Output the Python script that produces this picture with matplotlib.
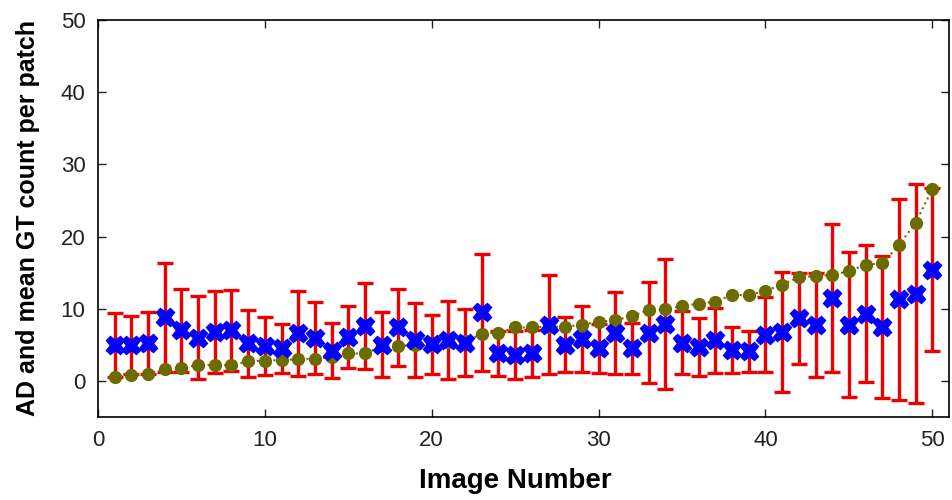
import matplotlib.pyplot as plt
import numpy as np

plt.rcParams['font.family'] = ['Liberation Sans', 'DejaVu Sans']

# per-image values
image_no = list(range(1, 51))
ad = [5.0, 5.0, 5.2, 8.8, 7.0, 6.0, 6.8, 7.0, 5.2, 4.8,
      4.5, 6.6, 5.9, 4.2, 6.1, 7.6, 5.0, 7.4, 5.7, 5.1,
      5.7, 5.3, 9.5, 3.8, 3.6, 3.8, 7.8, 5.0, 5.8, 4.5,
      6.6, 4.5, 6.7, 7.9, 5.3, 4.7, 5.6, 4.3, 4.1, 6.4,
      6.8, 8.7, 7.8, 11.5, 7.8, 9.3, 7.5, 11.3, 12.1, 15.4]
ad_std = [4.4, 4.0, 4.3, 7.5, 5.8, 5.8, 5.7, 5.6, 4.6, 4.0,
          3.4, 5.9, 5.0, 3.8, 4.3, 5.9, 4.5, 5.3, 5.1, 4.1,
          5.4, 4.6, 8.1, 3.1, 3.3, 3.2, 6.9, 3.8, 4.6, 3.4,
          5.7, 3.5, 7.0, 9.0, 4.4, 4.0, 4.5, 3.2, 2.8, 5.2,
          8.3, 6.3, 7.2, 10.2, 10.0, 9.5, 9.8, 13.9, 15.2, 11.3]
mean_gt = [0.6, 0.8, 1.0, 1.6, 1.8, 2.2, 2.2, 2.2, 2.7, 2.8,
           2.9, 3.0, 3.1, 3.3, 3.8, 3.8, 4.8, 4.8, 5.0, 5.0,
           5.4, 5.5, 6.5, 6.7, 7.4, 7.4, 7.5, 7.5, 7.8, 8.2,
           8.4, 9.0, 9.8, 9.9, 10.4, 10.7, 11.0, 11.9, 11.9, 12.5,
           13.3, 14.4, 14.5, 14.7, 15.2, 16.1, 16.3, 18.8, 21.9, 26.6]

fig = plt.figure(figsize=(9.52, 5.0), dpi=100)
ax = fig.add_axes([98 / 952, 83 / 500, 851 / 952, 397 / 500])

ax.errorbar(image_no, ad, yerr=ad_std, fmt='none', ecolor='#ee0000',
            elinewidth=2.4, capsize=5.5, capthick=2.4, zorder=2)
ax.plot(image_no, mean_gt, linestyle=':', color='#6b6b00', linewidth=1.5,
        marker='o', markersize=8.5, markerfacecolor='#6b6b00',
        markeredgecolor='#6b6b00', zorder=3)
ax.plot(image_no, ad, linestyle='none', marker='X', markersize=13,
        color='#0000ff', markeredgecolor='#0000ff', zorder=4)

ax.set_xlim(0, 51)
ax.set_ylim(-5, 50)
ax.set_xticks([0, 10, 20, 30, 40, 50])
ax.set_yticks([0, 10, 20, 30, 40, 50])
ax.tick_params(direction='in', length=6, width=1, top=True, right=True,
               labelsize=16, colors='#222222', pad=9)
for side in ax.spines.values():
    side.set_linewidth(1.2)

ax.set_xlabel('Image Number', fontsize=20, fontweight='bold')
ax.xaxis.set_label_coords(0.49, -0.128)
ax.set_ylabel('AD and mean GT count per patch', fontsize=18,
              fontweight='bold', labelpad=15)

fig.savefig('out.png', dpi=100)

·····

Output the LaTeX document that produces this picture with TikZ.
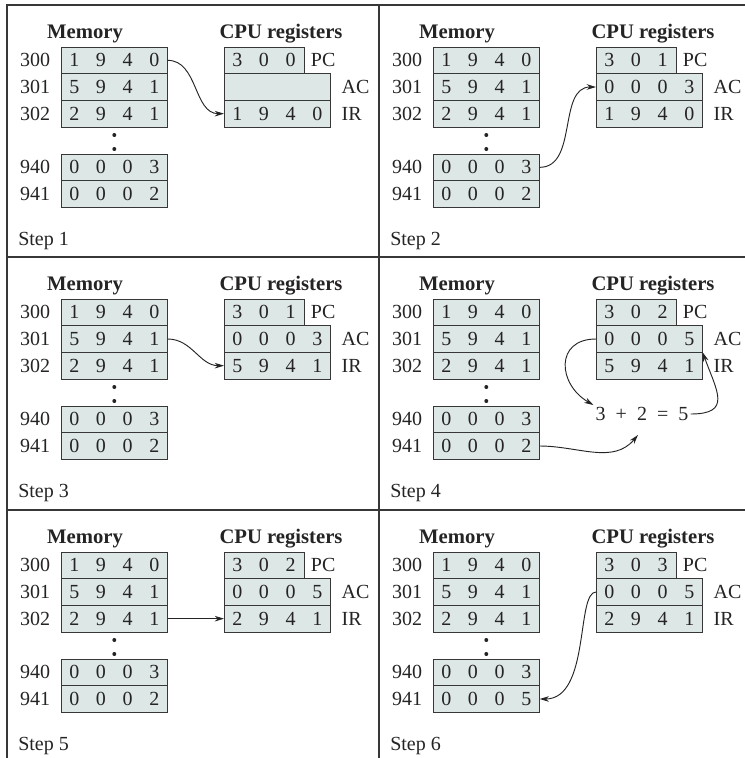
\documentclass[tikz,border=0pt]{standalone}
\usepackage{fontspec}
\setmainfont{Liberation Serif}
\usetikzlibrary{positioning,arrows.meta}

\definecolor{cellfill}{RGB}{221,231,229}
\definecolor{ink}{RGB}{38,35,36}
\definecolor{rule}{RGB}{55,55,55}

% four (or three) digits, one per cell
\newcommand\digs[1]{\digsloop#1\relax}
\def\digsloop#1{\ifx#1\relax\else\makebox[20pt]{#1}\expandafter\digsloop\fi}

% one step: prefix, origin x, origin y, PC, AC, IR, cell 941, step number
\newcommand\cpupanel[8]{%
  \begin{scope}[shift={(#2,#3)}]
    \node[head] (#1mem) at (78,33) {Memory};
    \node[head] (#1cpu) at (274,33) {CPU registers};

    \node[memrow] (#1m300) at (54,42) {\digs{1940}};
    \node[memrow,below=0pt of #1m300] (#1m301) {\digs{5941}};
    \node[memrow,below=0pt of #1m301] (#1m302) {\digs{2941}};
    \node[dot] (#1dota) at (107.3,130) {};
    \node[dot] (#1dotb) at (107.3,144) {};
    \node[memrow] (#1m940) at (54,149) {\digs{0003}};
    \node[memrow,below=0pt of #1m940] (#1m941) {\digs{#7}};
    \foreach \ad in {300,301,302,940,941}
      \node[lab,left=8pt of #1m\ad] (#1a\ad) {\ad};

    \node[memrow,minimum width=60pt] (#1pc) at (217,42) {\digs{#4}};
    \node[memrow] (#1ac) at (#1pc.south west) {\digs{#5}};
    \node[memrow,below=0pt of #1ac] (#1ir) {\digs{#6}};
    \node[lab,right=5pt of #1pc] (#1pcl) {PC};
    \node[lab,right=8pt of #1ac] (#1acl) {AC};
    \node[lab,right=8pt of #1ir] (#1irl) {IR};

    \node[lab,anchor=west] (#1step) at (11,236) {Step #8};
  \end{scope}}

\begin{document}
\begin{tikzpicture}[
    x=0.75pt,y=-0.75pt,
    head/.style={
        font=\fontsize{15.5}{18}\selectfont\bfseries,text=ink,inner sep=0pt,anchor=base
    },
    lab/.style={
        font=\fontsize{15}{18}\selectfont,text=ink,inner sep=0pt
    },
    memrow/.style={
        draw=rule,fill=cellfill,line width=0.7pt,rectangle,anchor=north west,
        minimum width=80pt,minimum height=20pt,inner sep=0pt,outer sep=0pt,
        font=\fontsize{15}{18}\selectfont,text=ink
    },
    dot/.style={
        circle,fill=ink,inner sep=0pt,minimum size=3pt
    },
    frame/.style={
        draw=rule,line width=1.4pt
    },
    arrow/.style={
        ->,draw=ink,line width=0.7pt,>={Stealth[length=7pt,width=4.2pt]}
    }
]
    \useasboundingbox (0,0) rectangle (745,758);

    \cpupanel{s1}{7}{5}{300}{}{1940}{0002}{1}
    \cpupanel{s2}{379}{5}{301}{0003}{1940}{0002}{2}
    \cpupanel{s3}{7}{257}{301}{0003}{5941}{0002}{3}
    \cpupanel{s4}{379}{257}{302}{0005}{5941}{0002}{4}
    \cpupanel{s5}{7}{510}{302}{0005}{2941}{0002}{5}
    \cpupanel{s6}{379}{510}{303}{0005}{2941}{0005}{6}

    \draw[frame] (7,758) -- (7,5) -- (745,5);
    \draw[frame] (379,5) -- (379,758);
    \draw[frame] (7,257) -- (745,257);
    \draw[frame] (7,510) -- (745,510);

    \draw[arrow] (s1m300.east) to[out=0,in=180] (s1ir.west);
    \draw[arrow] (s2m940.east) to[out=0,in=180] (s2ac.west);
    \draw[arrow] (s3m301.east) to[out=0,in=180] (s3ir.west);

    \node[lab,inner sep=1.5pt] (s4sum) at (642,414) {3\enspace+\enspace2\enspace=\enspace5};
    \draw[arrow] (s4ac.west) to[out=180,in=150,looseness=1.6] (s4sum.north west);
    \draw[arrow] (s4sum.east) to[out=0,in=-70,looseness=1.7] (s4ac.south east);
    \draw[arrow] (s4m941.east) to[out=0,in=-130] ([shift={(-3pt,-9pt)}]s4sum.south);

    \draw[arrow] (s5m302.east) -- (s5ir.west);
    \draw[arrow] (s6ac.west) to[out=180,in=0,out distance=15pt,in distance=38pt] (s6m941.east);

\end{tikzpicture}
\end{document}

·····

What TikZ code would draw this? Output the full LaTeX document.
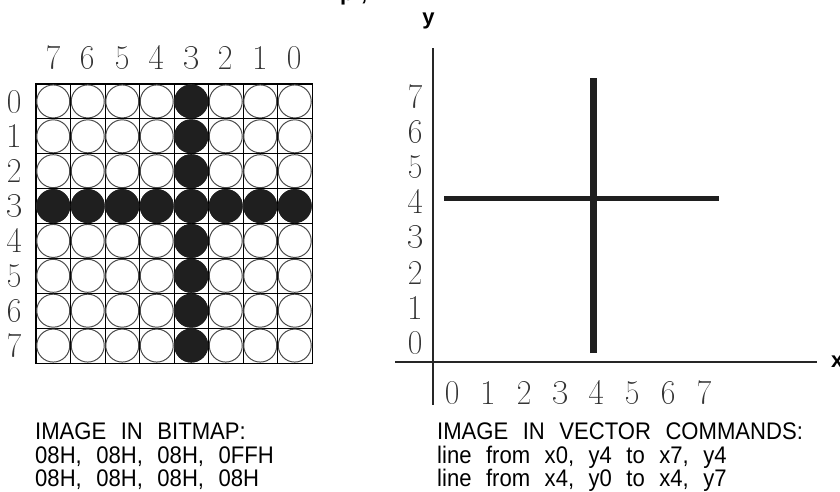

·····

* WHAT NEEDS TO BE DONE: Give again, exactly as written, only the lines that start at the one with "Output the Python" and end at the one with "plt.rcParams['font.family'] = ['Liberation", both included. Skip any pictures.

* RESULT OF THIS EXERCISE:
Output the Python script that produces this picture with matplotlib.
import matplotlib.pyplot as plt
import numpy as np

plt.rcParams['font.family'] = ['Liberation Sans', 'DejaVu Sans']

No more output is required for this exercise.